Many commentators try to make something out of how the men drank the water. I don’t think that is the issue here. All that matters is that God made a separation and selected a number, 300. Now 300 against the armies of Midian is an impossibility. The battle of the Lord is NOT about what is possible but what God will do!

God knows that Gideon still needs and encouragement to act as His vessel. Let’s read on:

10“But if you are afraid to go down, go down to the camp with Purah your servant, 11“and you shall hear what they say; and afterward your hands shall be strengthened to go down against the camp.” Then he went down with Purah his servant to the outpost of the armed men who were in the camp. 12Now the Midianites and Amalekites, all the people of the East, were lying in the valley as numerous as locusts; and their camels were without number, as the sand by the seashore in multitude. 13And when Gideon had come, there was a man telling a dream to his companion.
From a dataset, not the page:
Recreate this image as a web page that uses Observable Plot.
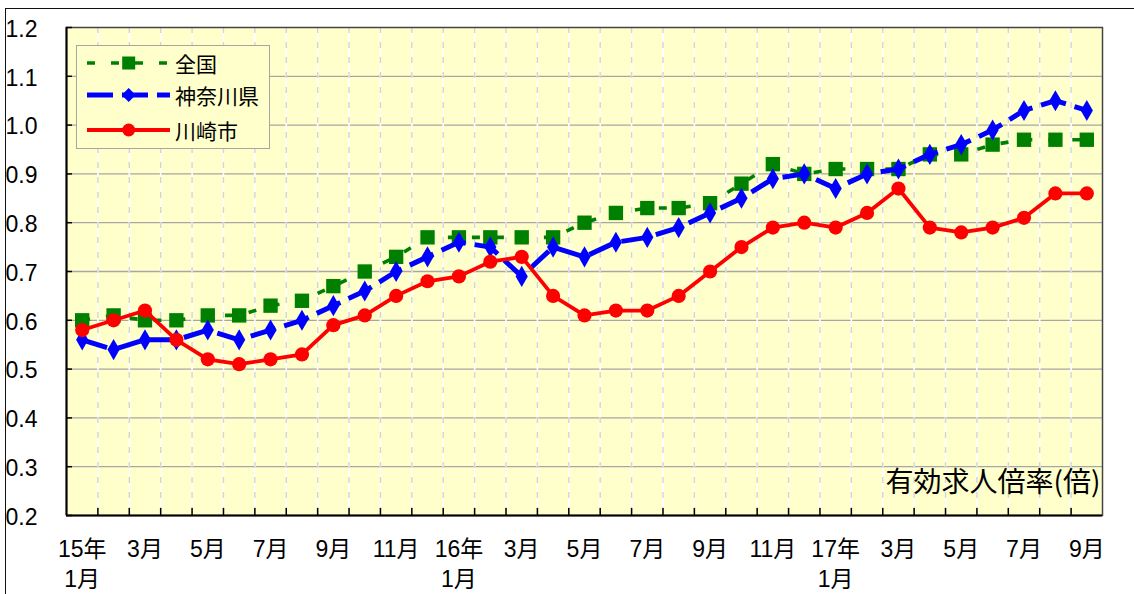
<!DOCTYPE html>
<html>
<head>
<meta charset="utf-8">
<script src="https://cdn.jsdelivr.net/npm/d3@7"></script>
<script src="https://cdn.jsdelivr.net/npm/@observablehq/plot@0.6"></script>
<style>
  html, body { margin: 0; padding: 0; background: #fff; }
  #wrap { position: relative; width: 1134px; height: 594px; overflow: hidden; background: #fff; }
  #outer { position: absolute; left: 5px; top: 8px; width: 1200px; height: 700px;
           border-left: 1.6px solid #111; border-top: 1.6px solid #111; }
  #chart { position: absolute; left: 0; top: 0; }
  .legend { position: absolute; left: 76px; top: 45px; width: 194px; height: 104px;
            box-sizing: border-box; background: #FFFFCC; border: 1.5px solid #a6a6a6; }
  .legend .row { position: absolute; left: 0; height: 30px; width: 194px; }
  .legend svg { position: absolute; left: 0; top: 0; }
  .legend span { position: absolute; left: 98px; top: 0; line-height: 30px;
                 font-family: "Noto Sans CJK JP", sans-serif; font-size: 21px; color: #000; }
</style>
</head>
<body>
<div id="wrap"><div id="outer"></div></div>
<script>
// ---- data ----
const months = [
  "15年1月","15年2月","15年3月","15年4月","15年5月","15年6月","15年7月","15年8月","15年9月","15年10月","15年11月","15年12月",
  "16年1月","16年2月","16年3月","16年4月","16年5月","16年6月","16年7月","16年8月","16年9月","16年10月","16年11月","16年12月",
  "17年1月","17年2月","17年3月","17年4月","17年5月","17年6月","17年7月","17年8月","17年9月"
];
const tickLabels = ["15年\n1月","3月","5月","7月","9月","11月","16年\n1月","3月","5月","7月","9月","11月","17年\n1月","3月","5月","7月","9月"];
const seriesNames = ["全国", "神奈川県", "川崎市"];
const zenkoku = [0.60,0.61,0.60,0.60,0.61,0.61,0.63,0.64,0.67,0.70,0.73,0.77,
                 0.77,0.77,0.77,0.77,0.80,0.82,0.83,0.83,0.84,0.88,0.92,0.90,
                 0.91,0.91,0.91,0.94,0.94,0.96,0.97,0.97,0.97];
const kanagawa = [0.56,0.54,0.56,0.56,0.58,0.56,0.58,0.60,0.63,0.66,0.70,0.73,
                  0.76,0.75,0.69,0.75,0.73,0.76,0.77,0.79,0.82,0.85,0.89,0.90,
                  0.87,0.90,0.91,0.94,0.96,0.99,1.03,1.05,1.03];
const kawasaki = [0.58,0.60,0.62,0.56,0.52,0.51,0.52,0.53,0.59,0.61,0.65,0.68,
                  0.69,0.72,0.73,0.65,0.61,0.62,0.62,0.65,0.70,0.75,0.79,0.80,
                  0.79,0.82,0.87,0.79,0.78,0.79,0.81,0.86,0.86];
const yTicks = [0.2,0.3,0.4,0.5,0.6,0.7,0.8,0.9,1.0,1.1,1.2];
const unitLabel = "有効求人倍率(倍)";

// ---- styles ----
const styles = [
  {stroke: "#008000", width: 3.6, dash: "8,16", symbol: "square", r: 8.1},
  {stroke: "#0000FF", width: 5, dash: "26,9", symbol: "diamond", r: 6.4},
  {stroke: "#FF0000", width: 3.8, dash: null, symbol: "circle", r: 7.1}
];
const values = [zenkoku, kanagawa, kawasaki];
const series = seriesNames.map((name, k) => ({name, ...styles[k],
  data: values[k].map((v, i) => ({i, month: months[i], v}))}));

const W = 1134, H = 594;
const mL = 66, mT = 27, mR = 32, mB = 79;
const xDomain = [-0.5, months.length - 0.5];
const yDomain = [0.2, 1.2];
const plotH = H - mT - mB;
const bounds = d3.range(1, months.length).map(i => i - 0.5);
const tickIdx = tickLabels.map((t, j) => ({i: j * 2, t}));
const latin = "'Liberation Sans Narrow', 'Arial Narrow', 'Liberation Sans', 'Noto Sans CJK JP', sans-serif";

const marks = [
  Plot.frame({fill: "#FFFFCC", stroke: null}),
  Plot.ruleY(yTicks.slice(1, -1), {stroke: "#a6a6a6", strokeWidth: 1.3}),
  Plot.ruleX(bounds, {stroke: "#ffffff", strokeWidth: 1.6}),
  Plot.ruleX(bounds, {stroke: "#d4d4d4", strokeWidth: 1.4, strokeDasharray: "6,9"}),
];
for (const s of series) {
  marks.push(Plot.line(s.data, {x: "i", y: "v", stroke: s.stroke, strokeWidth: s.width,
    strokeDasharray: s.dash, strokeLinejoin: "round", strokeLinecap: "butt"}));
  marks.push(Plot.dot(s.data, {x: "i", y: "v", symbol: s.symbol, r: s.r, fill: s.stroke, stroke: null}));
}
marks.push(
  Plot.frame({stroke: "#444", strokeWidth: 1.5}),
  Plot.ruleX([xDomain[0]], {stroke: "#000", strokeWidth: 2}),
  Plot.ruleY([yDomain[0]], {stroke: "#000", strokeWidth: 2}),
  Plot.ruleX(bounds, {y1: yDomain[0], y2: yDomain[0] + (yDomain[1] - yDomain[0]) * 7 / plotH, stroke: "#000", strokeWidth: 1.5}),
  Plot.ruleY(yTicks, {x1: xDomain[0], x2: xDomain[0] + (xDomain[1] - xDomain[0]) * 6 / (W - mL - mR), stroke: "#000", strokeWidth: 1.5}),
  Plot.text(yTicks, {y: d => d, text: d => d.toFixed(1), frameAnchor: "left", textAnchor: "end",
    dx: -29, dy: 2, fontSize: 23, fill: "#000", fontFamily: latin}),
  Plot.text(tickIdx, {x: "i", text: "t", frameAnchor: "bottom", lineAnchor: "top",
    dy: 20, lineHeight: 1.3, fontSize: 23, fill: "#000", fontFamily: latin}),
  Plot.text([unitLabel], {frameAnchor: "bottom-right", textAnchor: "end", lineAnchor: "middle",
    dx: -2, dy: -32, fontSize: 28, fill: "#000", fontFamily: "'Noto Sans CJK JP', sans-serif"})
);

const chart = Plot.plot({
  width: W, height: H,
  marginLeft: mL, marginTop: mT, marginRight: mR, marginBottom: mB,
  x: {type: "linear", domain: xDomain, axis: null},
  y: {type: "linear", domain: yDomain, axis: null},
  style: {background: "transparent", overflow: "visible"},
  marks
});
chart.id = "chart";
const wrap = document.getElementById("wrap");
wrap.appendChild(chart);

// ---- legend ----
const legend = d3.select(wrap).append("div").attr("class", "legend");
const rowCenters = [17, 49, 83.5];
series.forEach((s, k) => {
  const row = legend.append("div").attr("class", "row").style("top", (rowCenters[k] - 15) + "px");
  const svg = row.append("svg").attr("width", 96).attr("height", 30);
  svg.append("line").attr("x1", 10).attr("x2", 93).attr("y1", 15).attr("y2", 15)
    .attr("stroke", s.stroke).attr("stroke-width", s.width)
    .attr("stroke-dasharray", s.dash);
  const cx = 51.7, cy = 15;
  if (s.symbol === "square") {
    svg.append("rect").attr("x", cx - 6.5).attr("y", cy - 6.5).attr("width", 13).attr("height", 13).attr("fill", s.stroke);
  } else if (s.symbol === "diamond") {
    svg.append("path").attr("d", `M${cx},${cy - 7}L${cx + 7},${cy}L${cx},${cy + 7}L${cx - 7},${cy}Z`).attr("fill", s.stroke);
  } else {
    svg.append("circle").attr("cx", cx).attr("cy", cy).attr("r", 6.5).attr("fill", s.stroke);
  }
  row.append("span").text(s.name);
});
</script>
</body>
</html>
He said, “I have had a dream: To my surprise, a loaf of barley bread tumbled into the camp of Midian; it came to a tent and struck it so that it fell and overturned, and the tent collapsed.” 14Then his companion answered and said, “This is nothing else but the sword of Gideon the son of Joash, a man of Israel! Into his hand God has delivered Midian and the whole camp.” (Judges 7:10-14 (NKJV))

This is how you want a battle to start. When your enemy has a dream which they interpret as you defeat them, you have already won the war in the heart realm.